The Racquet’s eponymous EP sounds like the early Irish punk rock outfit Stiff Little Fingers without the angsty politics. What you’re left with, then, is reggae-inspired riffs and earnest vocals, but not necessarily gripping songs. That said, the six-song collection is a pretty little package of glittery melodies, solid hooks, bouncy rhythms and yearning “whoa-oh-ohs.”
“Lights” feels like a B-side rock ballad with a lost-at-sea heartache, and sounds something akin to The Police meets The Cure. “Nothing to It”—certainly the best track on the album—revels in the kind of fist-raising, eye-closing melodramatic chorus any 1980s band from Aha to Depeche Mode covets, even without employing a synth. Derivative, yes. Not a bad debut, though.

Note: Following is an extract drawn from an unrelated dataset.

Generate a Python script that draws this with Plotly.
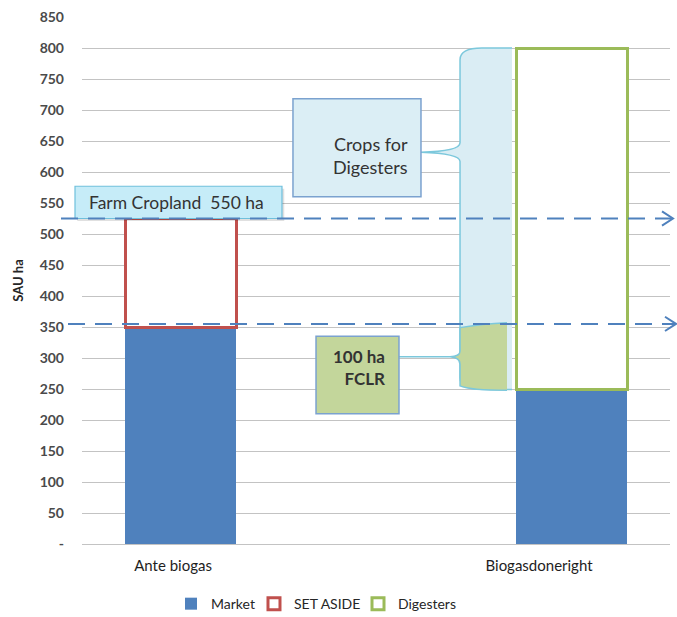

The local trio—all brothers—exhibits just enough charm to make their repetitive, sometimes clumsy riffs feel less annoying and more on the homey, comfortable side. Nick Laslovich’s smooth vocals are easy on the ears, even if he lingers a bit overzealously on each note.
If this group ratchets up the lyrical bravery, weaves in a little more instrumental fluidity and harnesses a bit more unpredictability they won’t need politics like SLF does—they’ll stand out as a fresh band with a retro edge.
The Racquet plays the Badlander Friday, May 22, at 9 PM, with Secret Powers and The CropDusters. $5.